Oral histories are often rich in behind-the-scenes detail and anecdote. But there is also something unsatisfying about the format, especially as a means of dealing with events from nearly 50 years ago. Too many key players are dead (Alex Campbell, Hamish Imlach, Jansch, Martyn, Denny and MacColl himself would have been key witnesses), too many memories are scrambled, the wisdom of hindsight has sometimes soured into cynicism or wistful disbelief.

Barney Hoskyns's oral study of Led Zeppelin, Trampled Under Foot, works well by filling in and amplifying the gaps in many other biographies and autobiographies. But a subject as undocumented as the folk scene calls out for orientation by a narrator, commentator or analyst to avoid producing a mere collage of transcripts.

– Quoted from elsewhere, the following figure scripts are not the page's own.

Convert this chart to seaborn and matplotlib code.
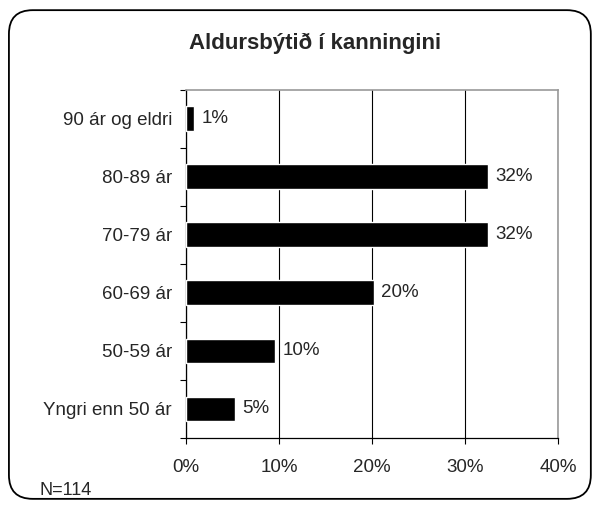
import numpy as np
import pandas as pd
import seaborn as sns
import matplotlib.pyplot as plt
from matplotlib.patches import FancyBboxPatch
from matplotlib.ticker import FixedLocator, PercentFormatter

# Aldursbýtið
categories = ['90 ár og eldri', '80-89 ár', '70-79 ár', '60-69 ár', '50-59 ár', 'Yngri enn 50 ár']
shares = [0.9, 32.5, 32.5, 20.2, 9.6, 5.3]
labels = ['1%', '32%', '32%', '20%', '10%', '5%']
xticks = [0, 10, 20, 30, 40]

sns.set_style('white')
plt.rcParams['font.family'] = ['Liberation Sans', 'DejaVu Sans']

df = pd.DataFrame({'Aldur': categories, 'Partur': shares})

fig = plt.figure(figsize=(5.95, 5.08), dpi=100)
ax = fig.add_axes([0.3126, 0.1378, 0.6252, 0.6852])

sns.barplot(data=df, x='Partur', y='Aldur', orient='h', color='black',
            width=0.43, saturation=1, ax=ax, zorder=3)

ax.bar_label(ax.containers[0], labels=labels, padding=5, fontsize=13.5)

ax.set_xlim(0, 40)
ax.set_ylim(len(categories) - 0.5, -0.5)
ax.set_xticks(xticks)
ax.xaxis.set_major_formatter(PercentFormatter(decimals=0))
ax.grid(axis='x', color='black', linewidth=0.8, zorder=0)
ax.set_axisbelow(True)
ax.set_xlabel('')
ax.set_ylabel('')

ax.yaxis.set_minor_locator(FixedLocator(np.arange(-0.5, len(categories), 1)))
ax.tick_params(axis='y', which='major', length=0, pad=10, labelsize=13.5)
ax.tick_params(axis='y', which='minor', left=True, length=4, width=0.8, color='black', direction='out')
ax.tick_params(axis='x', bottom=True, length=4, width=0.8, color='black', direction='out', pad=11, labelsize=13.5)

for side in ['left', 'bottom']:
    ax.spines[side].set_color('black')
    ax.spines[side].set_linewidth(0.9)
for side in ['top', 'right']:
    ax.spines[side].set_color('#999999')
    ax.spines[side].set_linewidth(1.2)

fig.text(0.53, 0.915, 'Aldursbýtið í kanningini', ha='center', va='center',
         fontsize=16, fontweight='bold')
fig.text(0.066, 0.035, 'N=114', ha='left', va='center', fontsize=13)

border = FancyBboxPatch((0.015, 0.018), 0.978, 0.962, transform=fig.transFigure,
                        boxstyle='round,pad=0,rounding_size=0.04', facecolor='none',
                        edgecolor='black', linewidth=1.3, mutation_aspect=595 / 508)
fig.patches.append(border)

fig.savefig('out.png', dpi=100)
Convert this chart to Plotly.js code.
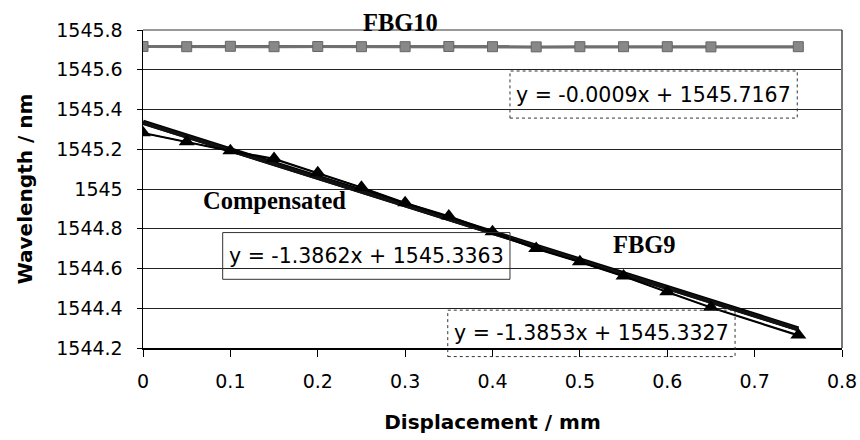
<!DOCTYPE html>
<html>
<head>
<meta charset="utf-8">
<script src="https://cdn.plot.ly/plotly-3.0.1.min.js"></script>
<style>html,body{margin:0;padding:0;background:#fff;}#chart{width:860px;height:440px;}</style>
</head>
<body>
<div id="chart"></div>
<script>
// Data
const displacement = [0, 0.05, 0.1, 0.15, 0.2, 0.25, 0.3, 0.35, 0.4, 0.45, 0.5, 0.55, 0.6, 0.65, 0.75];
const fbg10 = [1545.717, 1545.716, 1545.718, 1545.716, 1545.717, 1545.716, 1545.716, 1545.717, 1545.716, 1545.715, 1545.716, 1545.716, 1545.716, 1545.715, 1545.716];
const fbg9 = [1545.283, 1545.238, 1545.193, 1545.154, 1545.082, 1545.009, 1544.931, 1544.864, 1544.785, 1544.701, 1544.634, 1544.562, 1544.483, 1544.405, 1544.265];
const compensated = [1545.280, 1545.235, 1545.190, 1545.150, 1545.079, 1545.006, 1544.928, 1544.861, 1544.781, 1544.698, 1544.631, 1544.559, 1544.480, 1544.402, 1544.262];
// Trendline coefficients [slope, intercept]
const trendFBG10 = [-0.0009, 1545.7167];
const trendFBG9 = [-1.3862, 1545.3363];
const trendComp = [-1.3853, 1545.3327];
const trendX = [0, 0.75];
const xTicks = [0, 0.1, 0.2, 0.3, 0.4, 0.5, 0.6, 0.7, 0.8];
const xTickText = ['0', '0.1', '0.2', '0.3', '0.4', '0.5', '0.6', '0.7', '0.8'];
const yTicks = [1544.2, 1544.4, 1544.6, 1544.8, 1545.0, 1545.2, 1545.4, 1545.6, 1545.8];
const yTickText = ['1544.2', '1544.4', '1544.6', '1544.8', '1545', '1545.2', '1545.4', '1545.6', '1545.8'];
const eqFBG10 = 'y = -0.0009x + 1545.7167';
const eqFBG9 = 'y = -1.3862x + 1545.3363';
const eqComp = 'y = -1.3853x + 1545.3327';

function trendY(c) { return trendX.map(x => c[0] * x + c[1]); }

const traces = [
  {x: trendX, y: trendY(trendFBG10), mode: 'lines', line: {color: '#555', width: 3}, hoverinfo: 'skip'},
  {x: displacement, y: fbg10, mode: 'lines+markers', line: {color: '#707070', width: 3},
   marker: {symbol: 'square', size: 10, color: '#888', line: {color: '#666', width: 1}}},
  {x: trendX, y: trendY(trendFBG9), mode: 'lines', line: {color: '#000', width: 5}, hoverinfo: 'skip'},
  {x: trendX, y: trendY(trendComp), mode: 'lines', line: {color: '#111', width: 4}, hoverinfo: 'skip'},
  {x: displacement, y: compensated, mode: 'lines', line: {color: '#000', width: 1.5}},
  {x: displacement, y: fbg9, mode: 'lines+markers', line: {color: '#000', width: 1.5},
   marker: {symbol: 'triangle-up', size: 14, color: '#000'}}
];

const tf = {family: 'DejaVu Sans, sans-serif', size: 19, color: '#000'};
const ef = {family: 'DejaVu Sans, sans-serif', size: 20.5, color: '#000'};
const ttf = {family: 'DejaVu Sans, sans-serif', size: 20, color: '#000'};
const sf = {family: 'Liberation Serif, Times New Roman, serif', size: 24.5, color: '#000'};

function ann(x, y, text, font) {
  return {xref: 'paper', yref: 'paper', x: x, y: y, xanchor: 'center', yanchor: 'middle', text: text, showarrow: false, font: font};
}

const layout = {
  width: 860, height: 440,
  margin: {l: 143, r: 18, t: 30, b: 92},
  paper_bgcolor: '#fff', plot_bgcolor: '#fff',
  showlegend: false,
  font: tf,
  xaxis: {
    range: [0, 0.8], tickvals: xTicks, ticktext: xTickText,
    showgrid: false, zeroline: false, showline: true, linecolor: '#000', linewidth: 1.5,
    ticks: 'outside', ticklen: 7, tickcolor: '#000', tickfont: tf, ticklabelstandoff: 9,
    title: {text: '<b>Displacement / mm</b>', font: ttf, standoff: 23}
  },
  yaxis: {
    range: [1544.2, 1545.8], tickvals: yTicks, ticktext: yTickText,
    showgrid: true, gridcolor: '#222', gridwidth: 1, zeroline: false,
    showline: true, linecolor: '#000', linewidth: 1.5,
    ticks: 'outside', ticklen: 5, tickcolor: '#000', tickfont: tf, ticklabelstandoff: 10,
    title: {text: '<b>Wavelength / nm</b>', font: ttf, standoff: 18}
  },
  shapes: [
    {type: 'line', xref: 'paper', yref: 'paper', x0: 1, x1: 1, y0: 0, y1: 1, line: {color: '#777', width: 2}},
    {type: 'line', xref: 'paper', yref: 'paper', x0: 0, x1: 1, y0: 1, y1: 1, line: {color: '#333', width: 1}},
    {type: 'rect', xref: 'paper', yref: 'paper', x0: 0.525, x1: 0.936, y0: 0.723, y1: 0.871, line: {color: '#333', width: 1, dash: 'dot'}},
    {type: 'rect', xref: 'paper', yref: 'paper', x0: 0.114, x1: 0.525, y0: 0.216, y1: 0.363, line: {color: '#333', width: 1}},
    {type: 'rect', xref: 'paper', yref: 'paper', x0: 0.436, x1: 0.847, y0: -0.027, y1: 0.119, line: {color: '#333', width: 1, dash: 'dot'}}
  ],
  annotations: [
    ann(0.369, 1.0236, '<b>FBG10</b>', sf),
    ann(0.1888, 0.4654, '<b>Compensated</b>', sf),
    ann(0.718, 0.324, '<b>FBG9</b>', sf),
    ann(0.7303, 0.797, eqFBG10, ef),
    ann(0.3195, 0.2895, eqFBG9, ef),
    ann(0.6415, 0.046, eqComp, ef)
  ]
};

Plotly.newPlot('chart', traces, layout, {staticPlot: true, displayModeBar: false});
</script>
</body>
</html>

Bean organises his interviews into roughly thematic chapters, but a few parenthetical insertions with dates, album titles and so on would have been useful to guide the reader through the foggier testimonials.

Yet there is a telling story or unforgettable vignette on almost every page: the Watersons having to interrupt the recording of their masterpiece Frost and Fire in Bill Leader's Camden Town flat as aeroplanes roared overhead; a hopped–up Dylan questioning Martin Carthy about folk in a pub toilet ("Does Ewan MacColl live in a slum?"); Toni Arthur turning up to a prison gig in a miniskirt; Harvey Andrews's rendition of "Death Come Easy" leading to multiple injuries in a packed, collapsing pub room; the Young Tradition's Heather Wood telling an earnest German scholar at a folk conference "Look love, I'm sorry – it was about free beer and getting laid"; Davenport finding he'd been invited to one censorious folk club purely as an example of "how not to sing". I was left with the impression of a fascinating and energetic subculture genially clinging on to the humanity of music-making in the face of crassness and commodification.